The formula for the maximum distance $d$ that the monkey can climb up the ladder is,

$d=\frac{-w\left(L/2\right)+T_{\max }L\tan \theta }{m_{m}g}$

• $w$ is weight of the ladder.
• $L$ is length of the ladder.
• $T_{\max }$ is maximum tension in the rope.
• $\theta$ is the angle of the ladder with horizontal surface.
• $m_m$ is mass of the monkey.
• $g$ is acceleration due to gravity.

Substitute $1.20\times {10}^2\mathrm{N}$ for $w$, ${60.0}^{\circ }$ for $\theta$, $10.0\text{kg}$ for $m_m$, $80.0\text{N}$ for $T_{\max }$, $3.00\text{m}$ for $L$, and $9.80{\text{m/s}}^{\text{2}}$ for $g$ to find $d$.

$\begin{array}{c}d=\frac{-\left(1.20\times {10}^2\text{N}\right)\left(3.00\text{m}/2\right)+\left(80.0\text{N}\right)\left(3.00\text{m}\right)\left(\tan 60.0°\right)}{\left(10.0\text{kg}\right)\left(9.80{\text{m/s}}^{\text{2}}\right)}\\ =2.41\text{m}\end{array}$

Thus, the maximum distance $d$ that the monkey can climb up the ladder is $2.41\text{m}$.

Conclusion:

Therefore, the maximum distance $d$ that the monkey can climb up the ladder is $2.41\text{m}$.

(e)

To determine

The required alternate analysis if the rope would be removed and the surface be enough rough.

Explanation of Solution

There exists frictional force if the surface would be rough enough and this force acts opposite to the force that being applied on an objects. It is defined as $f={\mu }_{s}n$ where ${\mu }_s$ and $n$ are coefficient of static friction and the normal force.

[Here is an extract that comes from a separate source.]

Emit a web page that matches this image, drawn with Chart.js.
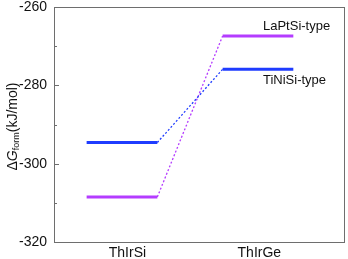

When the rope tide with lower end of the ladder, the tension in that rope tend to be towards the wall, similarly, when it removed, the frictional force would be directed towards the wall and it do the job of the tension in the rope, the remaining analysis would same as in the previous parts.

For the maximum distance climbed by the monkey is determined by the condition of maximum frictional force it means, the monkey can climb maximum distance if the static friction is large.

Conclusion:

Therefore, to solve this problem, the information of coefficient of static friction is needed.